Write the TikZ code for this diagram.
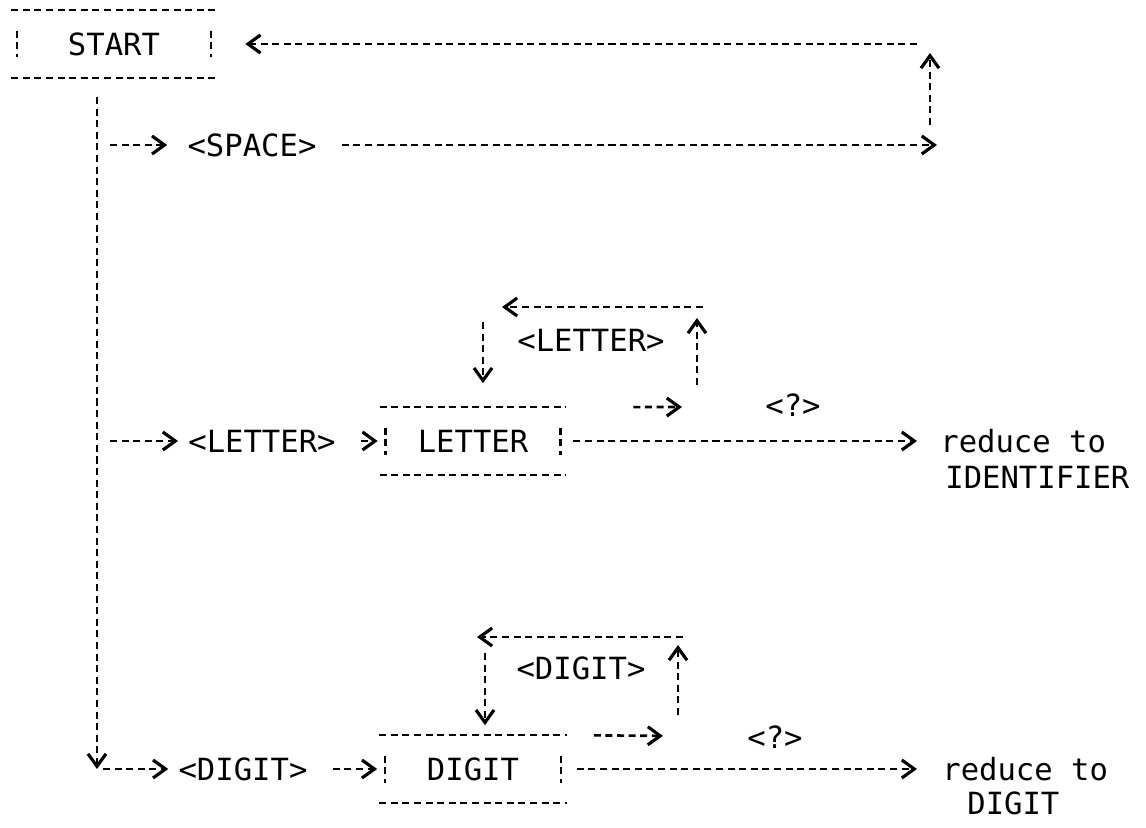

---

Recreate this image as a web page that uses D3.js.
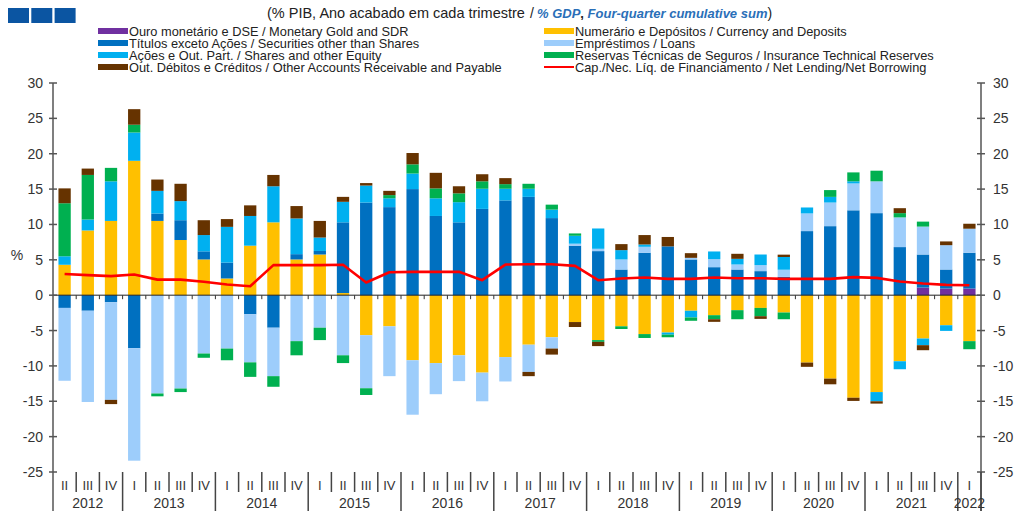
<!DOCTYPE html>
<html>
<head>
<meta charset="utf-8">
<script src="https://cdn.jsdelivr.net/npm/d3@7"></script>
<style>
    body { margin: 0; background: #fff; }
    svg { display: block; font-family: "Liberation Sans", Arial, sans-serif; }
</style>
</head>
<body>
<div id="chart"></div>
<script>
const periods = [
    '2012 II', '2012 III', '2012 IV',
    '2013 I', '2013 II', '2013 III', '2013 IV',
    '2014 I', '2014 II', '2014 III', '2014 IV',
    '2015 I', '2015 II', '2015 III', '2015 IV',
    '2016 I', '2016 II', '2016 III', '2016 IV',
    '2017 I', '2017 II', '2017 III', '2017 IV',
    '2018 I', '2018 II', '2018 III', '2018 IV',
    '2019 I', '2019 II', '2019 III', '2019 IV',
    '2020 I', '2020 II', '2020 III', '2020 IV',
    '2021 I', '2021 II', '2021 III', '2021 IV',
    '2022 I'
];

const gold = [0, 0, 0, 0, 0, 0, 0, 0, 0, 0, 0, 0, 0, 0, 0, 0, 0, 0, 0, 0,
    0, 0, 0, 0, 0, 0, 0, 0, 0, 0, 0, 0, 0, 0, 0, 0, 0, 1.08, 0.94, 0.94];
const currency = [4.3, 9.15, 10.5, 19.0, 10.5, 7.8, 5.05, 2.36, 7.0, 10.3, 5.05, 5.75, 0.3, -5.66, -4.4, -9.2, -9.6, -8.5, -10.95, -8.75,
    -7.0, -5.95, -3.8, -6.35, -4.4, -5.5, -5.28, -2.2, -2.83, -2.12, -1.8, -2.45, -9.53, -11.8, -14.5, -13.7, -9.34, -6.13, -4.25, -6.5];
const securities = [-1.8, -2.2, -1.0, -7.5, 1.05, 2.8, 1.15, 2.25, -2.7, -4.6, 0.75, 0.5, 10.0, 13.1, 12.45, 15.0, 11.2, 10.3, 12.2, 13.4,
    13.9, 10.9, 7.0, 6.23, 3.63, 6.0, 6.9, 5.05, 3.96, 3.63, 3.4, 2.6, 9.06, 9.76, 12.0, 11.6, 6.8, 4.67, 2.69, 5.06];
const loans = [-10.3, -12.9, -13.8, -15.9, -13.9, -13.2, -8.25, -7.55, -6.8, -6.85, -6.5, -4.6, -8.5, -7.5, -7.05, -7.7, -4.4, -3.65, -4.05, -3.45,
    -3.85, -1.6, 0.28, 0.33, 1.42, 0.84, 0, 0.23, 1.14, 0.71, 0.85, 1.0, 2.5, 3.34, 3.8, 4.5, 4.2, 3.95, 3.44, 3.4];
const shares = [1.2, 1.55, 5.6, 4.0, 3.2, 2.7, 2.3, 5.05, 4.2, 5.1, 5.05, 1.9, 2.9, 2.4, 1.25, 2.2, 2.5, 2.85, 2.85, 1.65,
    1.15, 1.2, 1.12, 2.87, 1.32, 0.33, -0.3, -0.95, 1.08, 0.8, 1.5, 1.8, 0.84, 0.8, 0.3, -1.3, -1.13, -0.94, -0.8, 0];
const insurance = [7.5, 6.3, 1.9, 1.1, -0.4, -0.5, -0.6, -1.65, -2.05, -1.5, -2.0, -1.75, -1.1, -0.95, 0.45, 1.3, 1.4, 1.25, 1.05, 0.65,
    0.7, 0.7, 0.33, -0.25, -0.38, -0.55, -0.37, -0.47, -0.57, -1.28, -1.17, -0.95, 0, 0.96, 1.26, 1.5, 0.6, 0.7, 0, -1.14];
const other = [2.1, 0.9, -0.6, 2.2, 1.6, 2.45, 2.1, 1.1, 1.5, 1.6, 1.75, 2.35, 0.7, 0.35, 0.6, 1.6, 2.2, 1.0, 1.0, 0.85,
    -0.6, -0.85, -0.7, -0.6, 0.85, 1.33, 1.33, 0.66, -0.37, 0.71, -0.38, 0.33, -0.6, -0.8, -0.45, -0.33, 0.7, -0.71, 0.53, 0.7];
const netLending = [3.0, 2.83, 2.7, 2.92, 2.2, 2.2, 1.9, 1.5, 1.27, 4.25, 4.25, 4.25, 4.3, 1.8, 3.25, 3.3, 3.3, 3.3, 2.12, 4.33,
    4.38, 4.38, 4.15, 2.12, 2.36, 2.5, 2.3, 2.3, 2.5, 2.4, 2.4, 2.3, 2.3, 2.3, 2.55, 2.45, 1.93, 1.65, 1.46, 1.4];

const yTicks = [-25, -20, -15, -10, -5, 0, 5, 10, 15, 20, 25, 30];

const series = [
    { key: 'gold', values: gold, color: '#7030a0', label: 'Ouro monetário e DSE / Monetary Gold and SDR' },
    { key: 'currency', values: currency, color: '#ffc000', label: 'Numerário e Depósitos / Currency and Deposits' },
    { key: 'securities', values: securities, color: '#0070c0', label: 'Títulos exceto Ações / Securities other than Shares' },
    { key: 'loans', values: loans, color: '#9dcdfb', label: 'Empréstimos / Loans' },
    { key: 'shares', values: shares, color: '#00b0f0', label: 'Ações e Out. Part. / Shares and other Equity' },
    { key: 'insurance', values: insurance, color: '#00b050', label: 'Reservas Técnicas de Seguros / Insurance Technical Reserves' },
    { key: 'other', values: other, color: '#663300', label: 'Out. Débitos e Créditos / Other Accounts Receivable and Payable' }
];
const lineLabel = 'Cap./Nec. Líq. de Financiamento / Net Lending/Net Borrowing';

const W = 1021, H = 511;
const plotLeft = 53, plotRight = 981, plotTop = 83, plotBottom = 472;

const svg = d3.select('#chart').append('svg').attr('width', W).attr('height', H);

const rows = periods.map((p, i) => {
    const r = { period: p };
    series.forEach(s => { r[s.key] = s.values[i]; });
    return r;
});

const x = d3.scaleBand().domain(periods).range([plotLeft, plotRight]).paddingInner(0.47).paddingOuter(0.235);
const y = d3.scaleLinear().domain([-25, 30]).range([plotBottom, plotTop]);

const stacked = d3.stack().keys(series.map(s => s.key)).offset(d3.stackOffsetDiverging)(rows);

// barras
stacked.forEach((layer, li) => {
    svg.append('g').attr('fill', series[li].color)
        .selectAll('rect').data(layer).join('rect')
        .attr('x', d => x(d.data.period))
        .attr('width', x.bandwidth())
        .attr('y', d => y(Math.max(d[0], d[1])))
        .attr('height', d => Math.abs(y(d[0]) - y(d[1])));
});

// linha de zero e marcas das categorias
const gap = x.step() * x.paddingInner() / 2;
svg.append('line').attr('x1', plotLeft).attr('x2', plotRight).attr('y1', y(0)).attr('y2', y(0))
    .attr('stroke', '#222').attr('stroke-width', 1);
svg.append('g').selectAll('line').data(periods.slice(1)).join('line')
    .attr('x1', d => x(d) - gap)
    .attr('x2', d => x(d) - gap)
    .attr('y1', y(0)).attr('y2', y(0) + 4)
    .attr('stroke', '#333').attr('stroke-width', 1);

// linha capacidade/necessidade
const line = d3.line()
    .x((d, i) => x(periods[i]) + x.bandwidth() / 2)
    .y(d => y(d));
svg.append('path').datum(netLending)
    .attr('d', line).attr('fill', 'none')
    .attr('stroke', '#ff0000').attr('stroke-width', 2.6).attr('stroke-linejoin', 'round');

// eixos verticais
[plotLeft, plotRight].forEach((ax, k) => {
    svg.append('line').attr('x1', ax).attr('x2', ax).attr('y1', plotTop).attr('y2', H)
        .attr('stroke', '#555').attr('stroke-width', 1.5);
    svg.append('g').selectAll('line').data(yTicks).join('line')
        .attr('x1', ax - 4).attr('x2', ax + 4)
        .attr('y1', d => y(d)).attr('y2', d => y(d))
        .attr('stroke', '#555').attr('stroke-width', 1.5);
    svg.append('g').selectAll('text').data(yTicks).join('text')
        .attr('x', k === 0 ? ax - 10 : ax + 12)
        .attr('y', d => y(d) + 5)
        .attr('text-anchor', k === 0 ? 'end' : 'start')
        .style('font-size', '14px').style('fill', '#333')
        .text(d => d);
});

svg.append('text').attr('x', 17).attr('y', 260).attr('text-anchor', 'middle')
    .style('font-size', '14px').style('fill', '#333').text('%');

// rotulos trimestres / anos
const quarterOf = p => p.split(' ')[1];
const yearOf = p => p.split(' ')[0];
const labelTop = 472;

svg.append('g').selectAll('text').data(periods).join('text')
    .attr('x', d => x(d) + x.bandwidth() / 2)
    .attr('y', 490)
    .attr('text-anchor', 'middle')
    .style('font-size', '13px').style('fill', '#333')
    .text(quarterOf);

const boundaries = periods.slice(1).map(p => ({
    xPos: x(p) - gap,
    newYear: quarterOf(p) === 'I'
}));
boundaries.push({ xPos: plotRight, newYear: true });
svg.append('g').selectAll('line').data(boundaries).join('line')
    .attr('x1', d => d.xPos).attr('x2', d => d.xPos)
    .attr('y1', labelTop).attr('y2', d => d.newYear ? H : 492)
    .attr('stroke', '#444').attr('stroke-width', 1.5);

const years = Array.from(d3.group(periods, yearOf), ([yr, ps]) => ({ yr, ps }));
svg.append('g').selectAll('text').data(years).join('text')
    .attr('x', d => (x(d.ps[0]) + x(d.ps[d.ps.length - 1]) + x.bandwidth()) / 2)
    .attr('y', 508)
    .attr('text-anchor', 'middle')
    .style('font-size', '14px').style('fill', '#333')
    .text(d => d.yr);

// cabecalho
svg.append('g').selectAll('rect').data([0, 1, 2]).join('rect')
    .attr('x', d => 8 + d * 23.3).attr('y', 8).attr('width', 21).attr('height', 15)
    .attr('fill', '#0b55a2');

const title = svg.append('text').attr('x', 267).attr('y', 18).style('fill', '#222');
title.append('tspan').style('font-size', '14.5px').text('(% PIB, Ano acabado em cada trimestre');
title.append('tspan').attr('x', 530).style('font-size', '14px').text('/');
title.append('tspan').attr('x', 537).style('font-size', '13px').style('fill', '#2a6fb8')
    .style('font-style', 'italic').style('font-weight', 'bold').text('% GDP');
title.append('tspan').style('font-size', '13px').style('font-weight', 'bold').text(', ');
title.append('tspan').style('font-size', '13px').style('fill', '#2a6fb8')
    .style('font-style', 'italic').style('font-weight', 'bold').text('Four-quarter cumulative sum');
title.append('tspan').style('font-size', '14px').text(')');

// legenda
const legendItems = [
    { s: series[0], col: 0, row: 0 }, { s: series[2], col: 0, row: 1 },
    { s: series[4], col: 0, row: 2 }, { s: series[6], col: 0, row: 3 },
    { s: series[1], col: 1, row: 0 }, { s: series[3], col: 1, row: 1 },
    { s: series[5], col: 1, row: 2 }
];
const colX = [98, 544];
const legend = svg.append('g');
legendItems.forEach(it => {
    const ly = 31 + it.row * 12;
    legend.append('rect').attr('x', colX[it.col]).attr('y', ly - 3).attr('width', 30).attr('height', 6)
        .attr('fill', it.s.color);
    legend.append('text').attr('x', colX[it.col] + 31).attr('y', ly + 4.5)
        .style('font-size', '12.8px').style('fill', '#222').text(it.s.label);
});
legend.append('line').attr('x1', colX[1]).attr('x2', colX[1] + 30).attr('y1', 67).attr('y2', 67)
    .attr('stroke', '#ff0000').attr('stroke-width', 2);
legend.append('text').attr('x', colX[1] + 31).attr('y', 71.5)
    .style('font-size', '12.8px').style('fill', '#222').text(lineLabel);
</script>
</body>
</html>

◆ The problem: Give every line of the material that includes the string "this".

◆ Exercise output:
Write the TikZ code for this diagram.
Recreate this image as a web page that uses D3.js.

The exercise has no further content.